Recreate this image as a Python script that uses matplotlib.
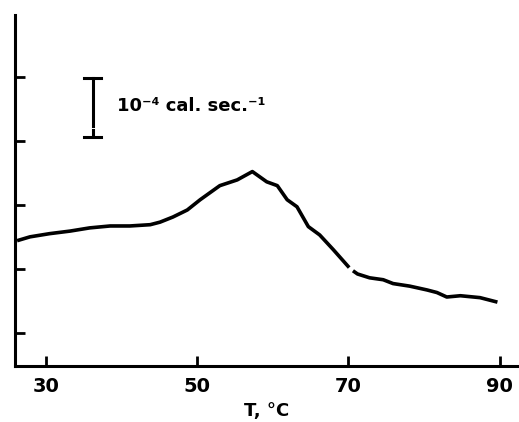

...

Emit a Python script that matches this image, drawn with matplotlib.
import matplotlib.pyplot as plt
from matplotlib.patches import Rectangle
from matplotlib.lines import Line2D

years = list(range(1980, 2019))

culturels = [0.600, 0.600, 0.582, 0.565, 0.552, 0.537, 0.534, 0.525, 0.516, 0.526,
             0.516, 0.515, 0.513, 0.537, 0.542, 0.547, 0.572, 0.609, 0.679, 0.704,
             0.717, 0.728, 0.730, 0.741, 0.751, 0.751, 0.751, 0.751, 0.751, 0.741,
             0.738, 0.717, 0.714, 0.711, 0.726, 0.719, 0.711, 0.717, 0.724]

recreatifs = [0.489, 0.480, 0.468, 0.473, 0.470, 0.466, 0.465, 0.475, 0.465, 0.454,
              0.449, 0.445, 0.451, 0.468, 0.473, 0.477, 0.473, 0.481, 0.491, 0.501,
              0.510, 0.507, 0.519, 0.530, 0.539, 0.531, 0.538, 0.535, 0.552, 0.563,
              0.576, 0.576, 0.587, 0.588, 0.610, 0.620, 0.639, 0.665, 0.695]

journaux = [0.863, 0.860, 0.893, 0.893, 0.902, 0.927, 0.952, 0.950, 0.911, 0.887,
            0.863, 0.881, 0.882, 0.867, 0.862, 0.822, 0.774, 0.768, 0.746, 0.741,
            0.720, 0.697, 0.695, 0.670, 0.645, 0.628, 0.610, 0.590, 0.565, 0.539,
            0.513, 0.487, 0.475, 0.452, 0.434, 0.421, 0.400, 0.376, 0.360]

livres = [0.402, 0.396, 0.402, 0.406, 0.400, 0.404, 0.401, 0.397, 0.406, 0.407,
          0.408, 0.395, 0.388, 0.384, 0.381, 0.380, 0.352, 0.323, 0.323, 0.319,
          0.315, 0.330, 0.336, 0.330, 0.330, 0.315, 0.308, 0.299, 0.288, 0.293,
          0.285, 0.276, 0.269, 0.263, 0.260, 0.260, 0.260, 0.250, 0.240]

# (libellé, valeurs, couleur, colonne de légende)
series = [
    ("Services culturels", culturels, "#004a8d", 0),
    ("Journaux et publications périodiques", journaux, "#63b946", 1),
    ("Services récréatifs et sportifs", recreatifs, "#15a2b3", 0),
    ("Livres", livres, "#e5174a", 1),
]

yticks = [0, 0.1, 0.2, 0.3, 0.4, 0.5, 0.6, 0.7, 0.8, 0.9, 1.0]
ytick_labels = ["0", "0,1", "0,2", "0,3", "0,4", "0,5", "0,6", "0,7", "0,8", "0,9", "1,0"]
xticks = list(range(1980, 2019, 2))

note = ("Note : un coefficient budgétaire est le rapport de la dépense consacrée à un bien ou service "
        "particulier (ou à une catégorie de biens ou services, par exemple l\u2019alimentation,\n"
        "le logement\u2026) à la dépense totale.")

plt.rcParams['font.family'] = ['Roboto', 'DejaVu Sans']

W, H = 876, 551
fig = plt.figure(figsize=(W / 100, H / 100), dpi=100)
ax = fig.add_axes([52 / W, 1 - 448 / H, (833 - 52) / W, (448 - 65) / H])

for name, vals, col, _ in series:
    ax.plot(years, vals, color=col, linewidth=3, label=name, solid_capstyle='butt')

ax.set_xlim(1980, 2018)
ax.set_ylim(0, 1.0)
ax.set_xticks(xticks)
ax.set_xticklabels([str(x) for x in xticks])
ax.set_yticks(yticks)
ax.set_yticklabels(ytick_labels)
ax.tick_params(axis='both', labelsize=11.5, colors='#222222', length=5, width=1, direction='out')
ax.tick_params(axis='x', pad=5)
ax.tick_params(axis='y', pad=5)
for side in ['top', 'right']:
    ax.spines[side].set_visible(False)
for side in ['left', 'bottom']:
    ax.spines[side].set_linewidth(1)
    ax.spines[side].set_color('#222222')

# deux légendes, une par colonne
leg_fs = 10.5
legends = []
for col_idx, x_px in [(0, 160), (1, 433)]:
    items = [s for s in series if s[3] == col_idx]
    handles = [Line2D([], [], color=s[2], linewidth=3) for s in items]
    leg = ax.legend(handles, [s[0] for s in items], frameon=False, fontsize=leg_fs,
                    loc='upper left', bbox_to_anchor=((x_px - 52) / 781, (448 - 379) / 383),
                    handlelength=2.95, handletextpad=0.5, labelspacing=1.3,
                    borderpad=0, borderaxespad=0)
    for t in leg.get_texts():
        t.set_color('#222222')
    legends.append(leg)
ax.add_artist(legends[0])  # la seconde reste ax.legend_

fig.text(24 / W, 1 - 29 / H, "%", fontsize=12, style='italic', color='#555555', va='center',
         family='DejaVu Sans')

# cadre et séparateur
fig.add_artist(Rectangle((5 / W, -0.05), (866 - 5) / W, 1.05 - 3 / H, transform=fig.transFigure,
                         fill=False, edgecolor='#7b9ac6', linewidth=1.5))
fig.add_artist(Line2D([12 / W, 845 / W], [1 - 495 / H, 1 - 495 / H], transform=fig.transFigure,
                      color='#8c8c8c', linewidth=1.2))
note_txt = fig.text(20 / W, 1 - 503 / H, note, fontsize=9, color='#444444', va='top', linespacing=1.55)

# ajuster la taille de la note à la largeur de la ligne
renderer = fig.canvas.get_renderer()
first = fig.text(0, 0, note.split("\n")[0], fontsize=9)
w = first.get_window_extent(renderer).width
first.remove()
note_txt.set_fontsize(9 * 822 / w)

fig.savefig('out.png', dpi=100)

--

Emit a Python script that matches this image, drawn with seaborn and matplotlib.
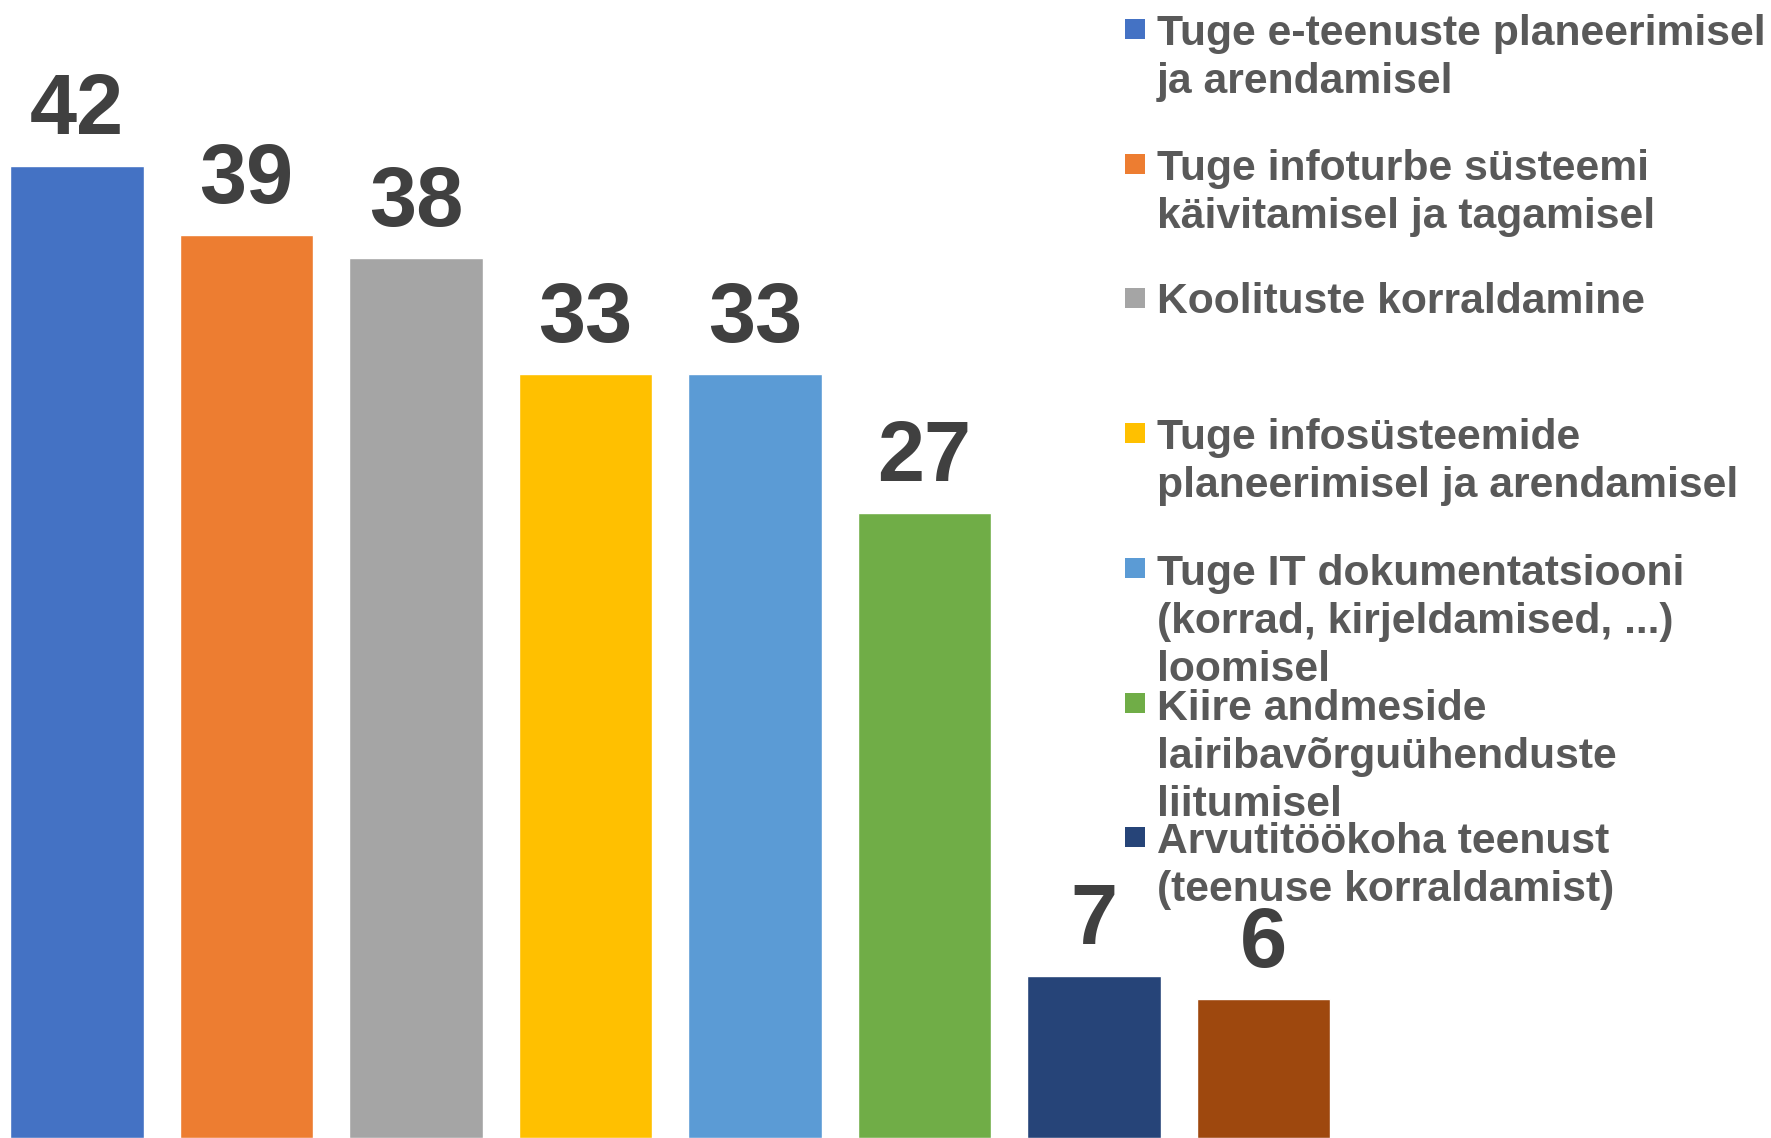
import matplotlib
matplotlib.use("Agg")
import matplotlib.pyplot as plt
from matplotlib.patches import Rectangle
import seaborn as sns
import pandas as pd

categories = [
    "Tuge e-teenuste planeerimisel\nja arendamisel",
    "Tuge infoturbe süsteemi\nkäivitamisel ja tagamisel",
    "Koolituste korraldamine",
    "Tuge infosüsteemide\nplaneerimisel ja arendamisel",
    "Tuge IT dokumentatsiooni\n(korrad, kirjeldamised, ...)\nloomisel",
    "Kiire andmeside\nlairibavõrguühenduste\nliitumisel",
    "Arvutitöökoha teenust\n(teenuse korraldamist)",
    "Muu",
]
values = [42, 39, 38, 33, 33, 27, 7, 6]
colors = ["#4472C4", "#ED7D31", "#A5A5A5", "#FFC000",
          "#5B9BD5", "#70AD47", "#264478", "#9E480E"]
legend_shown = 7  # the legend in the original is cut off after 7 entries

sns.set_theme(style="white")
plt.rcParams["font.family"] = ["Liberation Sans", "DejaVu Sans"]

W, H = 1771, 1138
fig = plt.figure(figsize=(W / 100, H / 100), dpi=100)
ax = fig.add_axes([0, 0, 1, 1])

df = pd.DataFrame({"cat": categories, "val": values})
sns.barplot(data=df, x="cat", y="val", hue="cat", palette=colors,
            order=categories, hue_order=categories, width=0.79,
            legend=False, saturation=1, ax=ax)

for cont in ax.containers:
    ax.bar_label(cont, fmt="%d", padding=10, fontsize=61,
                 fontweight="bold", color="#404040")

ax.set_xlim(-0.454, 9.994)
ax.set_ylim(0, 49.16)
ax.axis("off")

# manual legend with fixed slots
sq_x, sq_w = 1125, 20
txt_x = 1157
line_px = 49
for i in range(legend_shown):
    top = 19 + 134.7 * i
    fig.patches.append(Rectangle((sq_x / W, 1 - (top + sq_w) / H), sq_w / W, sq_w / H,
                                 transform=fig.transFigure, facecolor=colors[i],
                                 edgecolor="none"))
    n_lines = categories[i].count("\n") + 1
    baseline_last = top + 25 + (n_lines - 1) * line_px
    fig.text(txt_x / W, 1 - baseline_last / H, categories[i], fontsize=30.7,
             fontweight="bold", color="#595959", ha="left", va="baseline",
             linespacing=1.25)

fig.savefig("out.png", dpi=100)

### Your instructions
Your task is to repeat exactly the lines from the one that contains "drawn with matplotlib." through the one that contains "0.738, 0.717, 0.714, 0.711, 0.726, 0.719, 0.711, 0.717, 0.724]", with both end lines included.

### Written answer
Emit a Python script that matches this image, drawn with matplotlib.
import matplotlib.pyplot as plt
from matplotlib.patches import Rectangle
from matplotlib.lines import Line2D

years = list(range(1980, 2019))

culturels = [0.600, 0.600, 0.582, 0.565, 0.552, 0.537, 0.534, 0.525, 0.516, 0.526,
             0.516, 0.515, 0.513, 0.537, 0.542, 0.547, 0.572, 0.609, 0.679, 0.704,
             0.717, 0.728, 0.730, 0.741, 0.751, 0.751, 0.751, 0.751, 0.751, 0.741,
             0.738, 0.717, 0.714, 0.711, 0.726, 0.719, 0.711, 0.717, 0.724]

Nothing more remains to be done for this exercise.